Kleine Bronzeglocke. Spätmittelalterlich. 63 cm Durchmesser. Inschrift am
Hals. 1713 wird geschildert, dass diese Glocke zur Schule ruft und anzeigt,
wenn der Schulze königliche Verordnungen und Erlasse zu verkünden hatte,
Gerichtstag im Dorf gehalten wurde, wenn Treibjagden begannen oder
Vorspann zu leisten war.
Turmuhrwerk. »Thurm-Uhren-Fabrik Berlin Gebrüder Meister« (i).
Der vergleichsweise weiträumige barocke Saalbau weist auf die Größe und
damalige Prosperität des Bauerndorfs Schmergow. Bemerkenswert sind die
besonders aufwendige Dachkonstruktion des 18. Jh. sowie der in den
Kirchenneubau einbezogene mittelalterliche Turm, das bei weitem älteste
Bauwerk des Ortes. Hier blieb auch die altertümliche Dachkonstruktion
erhalten, eines der ganz wenigen in der Zauche bewahrten frühen
Turmdachwerke. Besonderen Rang kann schließlich das aus drei
mittelalterlichen Bronzeglocken bestehende Geläut beanspruchen.
Quellen: A. Cante 2005, S. 182-188; Themel/Ribbe 1986 (Kirchenbücher), S.
383f. BLDAM, Objektakte Nr. 2.00-14/512; Dorfkirchenerfassung (! Abb.
Grundriss); Fotosammlung, historische Aufnahmen (u.a. 1951). BLHA, Pr. Br.
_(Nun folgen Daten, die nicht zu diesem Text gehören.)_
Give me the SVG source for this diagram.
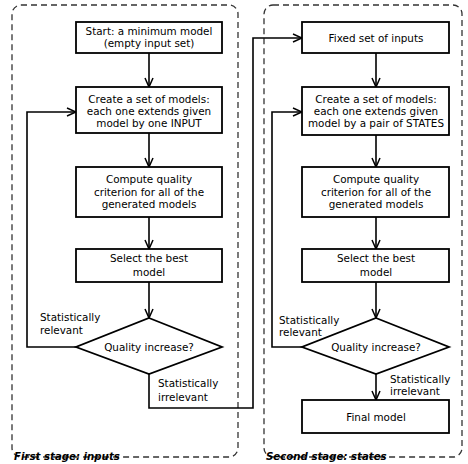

Rep. 2 A, Regierung Potsdam, Abt. II, Kirchen- und Schulwesen, Kreis
Zauch-Belzig, Nr. 2375 (Bau und Unterhaltung der Kirche [in Schmergow],
Bd. 1, 1793-1881, mit Grundriss-Skizze 1866) und Nr. 2377 (Anschaffung
und Unterhaltung der Orgel 1824-1884, mit Zeichnung). DStA, Depositum
Ephoralarchiv Brandenburg Neustadt, BEN 148/102 (Glocken und Geläute
1841-1922 [eigentlich bis 1925]); Depositum Ephoralarchiv Lehnin, L-E
514/412 (Glocken 1926-1955).
Literatur: Wolff 1920, S. 36 und 94; Kieser 1941, S. 63f. (mit Bericht des
Pfarrers von 1713); Klünder 1951, S. 57 und 67; Eckardt 1968/69
(Erfassungskartei im BLDAM); Rohrlach 1977 (Ortslexikon), S. 396f.;
Kurztopographie 1978, S. 279; Mehlhardt, Dieter, Schmergow (= Märkische
Dorfkirchen, Nr. 123), in: Potsdamer Kirche vom 31.10.1982; Lohmann 1993
(Orgelerfassung); Vinken 2000 (Dehio), S. 970; Wegweiser in den
Pfarrsprengel Groß Kreutz 2004, o. S.